Вывод о бесплодности эйнштейновской критики (и в равной степени поисков единой теории поля) теряет смысл при изменении критериев того, что мы называем эвристической ценностью. Явной и непосредственной эвристической ценностью обладают однозначные и позитивные физические теории. Но значительной, хотя неявной и косвенной, эвристической ценностью обладают также концепции незавершенные, не достигшие однозначной и позитивной формы, оставившие будущему не ответы, а только вопросы.


544


Объективный смысл вопросов, содержавшихся в эйнштейновской критике квантовой механики, сейчас стал довольно ясным. Гейзенберг и Бор говорили о взаимодействии движущейся элементарной частицы с некоторым телом, в отношении которого нет никаких сомнений ни в его положении, ни в скорости. Такое тело, например диафрагма, через которую проходит частица, - вне подозрений, она заведомо не сдвигается во время эксперимента. Мы игнорируем тот факт, что сама диафрагма в конечном счете состоит из частиц, лишенных, вообще говоря, определенного положения и определенной скорости. Как только мы распространяем квантово-атомистическое представление на диафрагму, квантовая механика утрачивает смысл, ведь он как раз и заключается в утверждениях, относящихся к квантовому объекту (частице), во-первых, и к классическому объекту (например, к диафрагме), во-вторых. Квантовая механика обладает не только негативным содержанием, она не только отрицает возможность одновременного сколь угодно точного определения координат и скорости частицы. Квантовая механика, как уже было сказано, обладает позитивным содержанием, она утверждает, что при определенных условиях, с определенными ограничениями можно определить положение и скорость частицы. Вот это позитивное содержание квантовой механики и подвергается сомнению во всех более радикальных (в смысле отказа от классических понятий), чем квантовая механика, теориях начиная с тридцатых годов, когда впервые усомнились в возможности точного определения переменных поля, независимо от условий Гейзенберга, обеспечивающих и ограничивающих такую возможность.

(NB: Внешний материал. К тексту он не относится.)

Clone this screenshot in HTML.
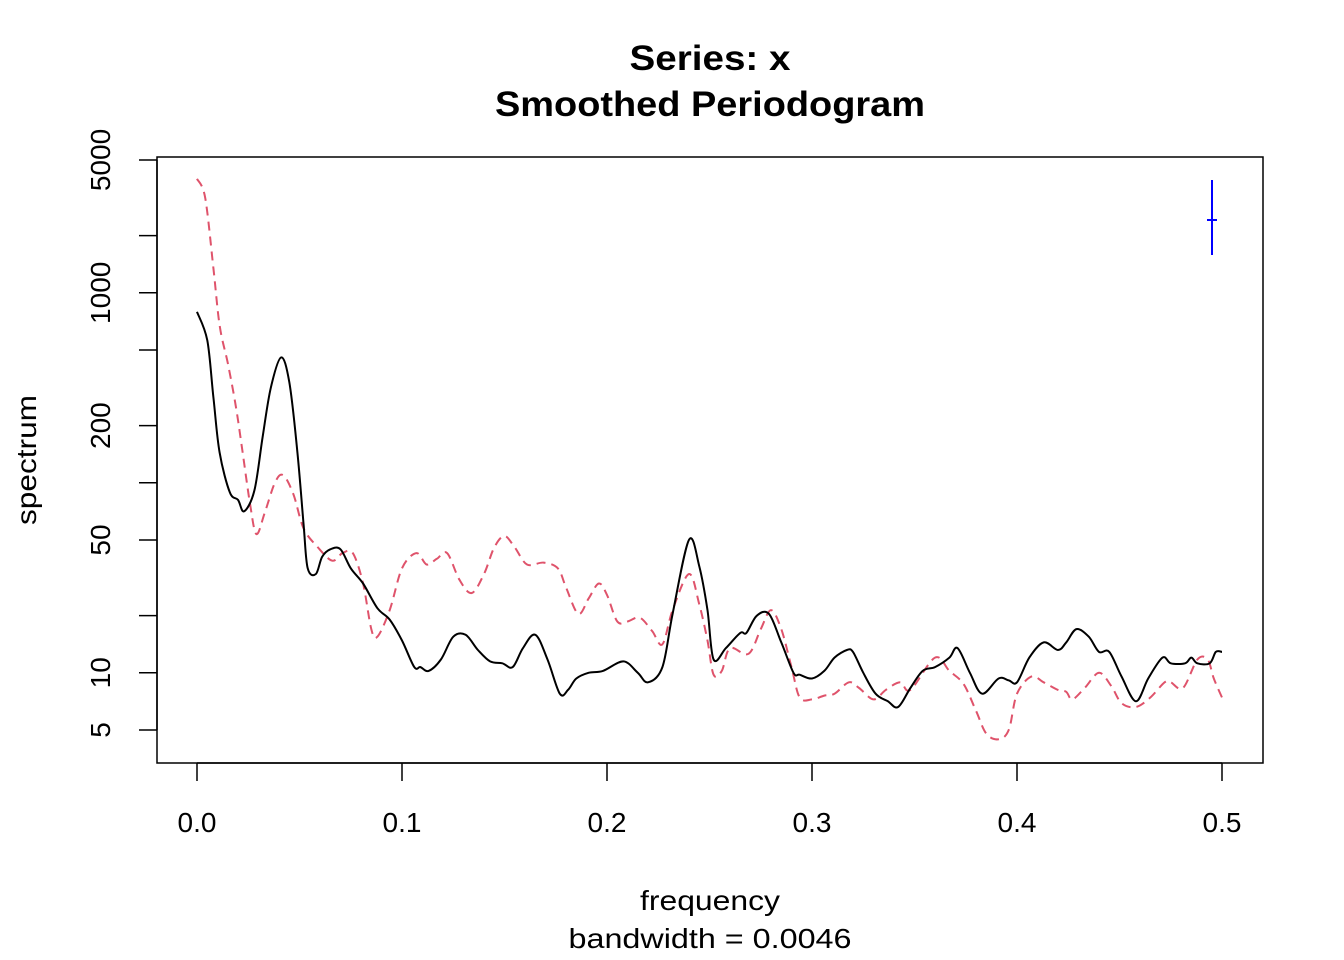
<!DOCTYPE html>
<html><head><meta charset="utf-8"><style>
html,body{margin:0;padding:0;background:#fff;}
svg{display:block;font-family:"Liberation Sans",Arial,sans-serif;}
</style></head><body>
<svg id="chart" width="1344" height="960" viewBox="0 0 1344 960" xmlns="http://www.w3.org/2000/svg">
<text x="710" y="70" font-size="35" font-weight="bold" text-anchor="middle" textLength="161" lengthAdjust="spacingAndGlyphs">Series: x</text>
<text x="710" y="116" font-size="35" font-weight="bold" text-anchor="middle" textLength="430" lengthAdjust="spacingAndGlyphs">Smoothed Periodogram</text>
<rect x="157" y="157" width="1106" height="606" fill="none" stroke="#000" stroke-width="1.5"/>
<g id="xaxis"></g>
<g id="yaxis"></g>
<text x="710" y="910" font-size="28" text-anchor="middle" textLength="140" lengthAdjust="spacingAndGlyphs">frequency</text>
<text x="710" y="948" font-size="28" text-anchor="middle" textLength="283" lengthAdjust="spacingAndGlyphs">bandwidth = 0.0046</text>
<text transform="translate(36,460) rotate(-90)" font-size="28" text-anchor="middle" textLength="130" lengthAdjust="spacingAndGlyphs">spectrum</text>
<g id="series"></g>
<g stroke="#0000ff" stroke-width="2">
<line x1="1212" y1="180" x2="1212" y2="255"/>
<line x1="1207" y1="220" x2="1217" y2="220"/>
</g>
</svg>
<script>
const xTicks = [0, 0.1, 0.2, 0.3, 0.4, 0.5];
const xTickLabels = ["0.0", "0.1", "0.2", "0.3", "0.4", "0.5"];
const yTicks = [5, 10, 20, 50, 100, 200, 500, 1000, 2000, 5000];
const yTickLabels = ["5", "10", "", "50", "", "200", "", "1000", "", "5000"];
const freqBlack = [0.000,0.005,0.008,0.011,0.016,0.020,0.023,0.028,0.032,0.036,0.041,0.045,0.049,0.052,0.054,0.058,0.061,0.065,0.070,0.075,0.081,0.088,0.094,0.100,0.106,0.109,0.113,0.119,0.125,0.131,0.137,0.143,0.149,0.154,0.159,0.165,0.171,0.177,0.181,0.185,0.191,0.198,0.208,0.215,0.220,0.227,0.232,0.240,0.245,0.249,0.252,0.258,0.265,0.268,0.273,0.279,0.285,0.291,0.294,0.300,0.306,0.311,0.317,0.320,0.325,0.331,0.337,0.342,0.348,0.354,0.360,0.367,0.371,0.377,0.383,0.391,0.396,0.400,0.406,0.413,0.420,0.424,0.429,0.435,0.440,0.445,0.451,0.458,0.464,0.471,0.475,0.482,0.485,0.488,0.494,0.497,0.500];
const log10SpecBlack = [2.90,2.75,2.45,2.16,1.95,1.91,1.85,1.96,2.24,2.50,2.66,2.53,2.16,1.78,1.55,1.52,1.61,1.65,1.65,1.55,1.47,1.34,1.28,1.17,1.03,1.03,1.01,1.07,1.19,1.20,1.12,1.06,1.05,1.03,1.13,1.20,1.07,0.89,0.91,0.97,1.00,1.01,1.06,1.00,0.95,1.03,1.31,1.70,1.56,1.33,1.07,1.13,1.21,1.21,1.30,1.31,1.16,1.00,0.99,0.97,1.01,1.08,1.12,1.11,1.00,0.89,0.85,0.82,0.92,1.01,1.03,1.08,1.13,1.00,0.89,0.97,0.96,0.95,1.08,1.16,1.12,1.16,1.23,1.19,1.11,1.11,0.98,0.85,0.97,1.08,1.05,1.05,1.08,1.05,1.05,1.11,1.11];
const freqRed = [0.000,0.004,0.008,0.011,0.015,0.019,0.022,0.026,0.029,0.033,0.038,0.042,0.047,0.052,0.059,0.066,0.071,0.076,0.081,0.085,0.088,0.094,0.100,0.107,0.112,0.117,0.122,0.128,0.134,0.140,0.145,0.150,0.155,0.161,0.169,0.176,0.180,0.186,0.191,0.196,0.200,0.205,0.210,0.216,0.222,0.227,0.232,0.240,0.245,0.249,0.252,0.256,0.260,0.269,0.275,0.280,0.285,0.290,0.294,0.300,0.306,0.311,0.318,0.323,0.330,0.336,0.343,0.348,0.360,0.367,0.374,0.380,0.385,0.391,0.396,0.400,0.407,0.413,0.420,0.424,0.427,0.433,0.440,0.446,0.451,0.458,0.465,0.472,0.475,0.481,0.488,0.493,0.496,0.500];
const log10SpecRed = [3.60,3.50,3.13,2.83,2.63,2.40,2.18,1.88,1.73,1.84,2.00,2.04,1.94,1.76,1.66,1.59,1.63,1.63,1.47,1.23,1.19,1.33,1.55,1.63,1.57,1.60,1.63,1.49,1.42,1.52,1.66,1.72,1.66,1.57,1.58,1.55,1.45,1.31,1.39,1.47,1.41,1.27,1.27,1.29,1.22,1.15,1.33,1.52,1.36,1.17,0.99,1.01,1.13,1.10,1.23,1.33,1.23,1.03,0.87,0.86,0.88,0.89,0.95,0.92,0.86,0.91,0.95,0.91,1.08,1.01,0.94,0.80,0.68,0.65,0.70,0.89,0.98,0.95,0.91,0.90,0.86,0.92,1.00,0.93,0.84,0.82,0.87,0.95,0.95,0.92,1.07,1.07,0.97,0.87];

const NS = "http://www.w3.org/2000/svg";
function xScale(f){ return 197 + f * 2050; }
function yScaleLog(l){ return 730 - (l - Math.log10(5)) * 190; }
function yScale(v){ return yScaleLog(Math.log10(v)); }

const xa = document.getElementById('xaxis');
const ya = document.getElementById('yaxis');
const base = document.createElementNS(NS,'line');
base.setAttribute('x1', xScale(xTicks[0])); base.setAttribute('x2', xScale(xTicks[xTicks.length-1]));
base.setAttribute('y1', 763); base.setAttribute('y2', 763);
base.setAttribute('stroke','#000'); base.setAttribute('stroke-width','1.5');


xa.appendChild(base);
xTicks.forEach((t,i)=>{
  const x = xScale(t);
  const tk = document.createElementNS(NS,'line');
  tk.setAttribute('x1',x); tk.setAttribute('x2',x); tk.setAttribute('y1',763); tk.setAttribute('y2',781);
  tk.setAttribute('stroke','#000'); tk.setAttribute('stroke-width','1.5');
  
  
  xa.appendChild(tk);
  const tx = document.createElementNS(NS,'text');
  tx.setAttribute('x',x); tx.setAttribute('y',832); tx.setAttribute('font-size','28'); tx.setAttribute('text-anchor','middle');
  tx.textContent = xTickLabels[i];
  
  
  xa.appendChild(tx);
});
const ybase = document.createElementNS(NS,'line');
ybase.setAttribute('x1',157); ybase.setAttribute('x2',157);
ybase.setAttribute('y1', yScale(yTicks[0])); ybase.setAttribute('y2', yScale(yTicks[yTicks.length-1]));
ybase.setAttribute('stroke','#000'); ybase.setAttribute('stroke-width','1.5');


ya.appendChild(ybase);
yTicks.forEach((t,i)=>{
  const y = yScale(t);
  const tk = document.createElementNS(NS,'line');
  tk.setAttribute('x1',139); tk.setAttribute('x2',157); tk.setAttribute('y1',y); tk.setAttribute('y2',y);
  tk.setAttribute('stroke','#000'); tk.setAttribute('stroke-width','1.5');
  
  
  ya.appendChild(tk);
  if (yTickLabels[i]) {
    const tx = document.createElementNS(NS,'text');
    tx.setAttribute('transform','translate(110,'+y+') rotate(-90)');
    tx.setAttribute('font-size','28'); tx.setAttribute('text-anchor','middle');
    tx.textContent = yTickLabels[i];
    
    
    ya.appendChild(tx);
  }
});

function smoothPath(xs, ls){
  const p = xs.map((f,i)=>[xScale(f), yScaleLog(ls[i])]);
  let d = 'M'+p[0][0].toFixed(1)+','+p[0][1].toFixed(1);
  for (let i=0;i<p.length-1;i++){
    const p0=p[Math.max(0,i-1)], p1=p[i], p2=p[i+1], p3=p[Math.min(p.length-1,i+2)];
    const c1=[p1[0]+(p2[0]-p0[0])/6, p1[1]+(p2[1]-p0[1])/6];
    const c2=[p2[0]-(p3[0]-p1[0])/6, p2[1]-(p3[1]-p1[1])/6];
    d += ' C'+c1[0].toFixed(1)+','+c1[1].toFixed(1)+' '+c2[0].toFixed(1)+','+c2[1].toFixed(1)+' '+p2[0].toFixed(1)+','+p2[1].toFixed(1);
  }
  return d;
}
const sg = document.getElementById('series');
const red = document.createElementNS(NS,'path');
red.setAttribute('d', smoothPath(freqRed, log10SpecRed));
red.setAttribute('fill','none'); red.setAttribute('stroke','#DF536B'); red.setAttribute('stroke-width','2');
red.setAttribute('stroke-dasharray','9,6');


sg.appendChild(red);
const blk = document.createElementNS(NS,'path');
blk.setAttribute('d', smoothPath(freqBlack, log10SpecBlack));
blk.setAttribute('fill','none'); blk.setAttribute('stroke','#000'); blk.setAttribute('stroke-width','2');


sg.appendChild(blk);
</script>
</body></html>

Мир, в котором нет классических объектов, выходит за рамки квантовой механики. При его описании приходится отказаться от классических понятий радикальнее, чем это сделала квантовая механика.


Большим историческим недоразумением было длительное, господствовавшее в течение многих лет представление об эйнштейновской критике квантовой механики как о критике с классических позиций. На самом деле эта критика имела иной объективный смысл, она могла указать на границы квантовой механики, отделяющие ее от более радикальной теории.


545


Но это не было недоразумением в буквальном смысле. Это было историческим недоразумением, т.е. невозможностью для концепции выявить свой действительный смысл до того, как новые понятия не приобретут сравнительно конкретного вида. Мы вскоре остановимся на тех понятиях, которые позволяют, оглядываясь назад, увидеть действительный смысл позиции Эйнштейна в отношении квантовой механики. Здесь дело, впрочем, не только в истории науки, но и в эволюции идей Эйнштейна. В течение долгих лет он не выходил за рамки "классического идеала" науки, т.е. стремился нарисовать картину мира, в которой нет ничего, кроме движений и взаимодействий тождественных себе тел. Действительная критика квантовой механики не "сзади", а "спереди", т.е. с более радикальных позиций, с позиций еще большей неопределенности динамических переменных, возможна только за пределами "классического идеала" науки.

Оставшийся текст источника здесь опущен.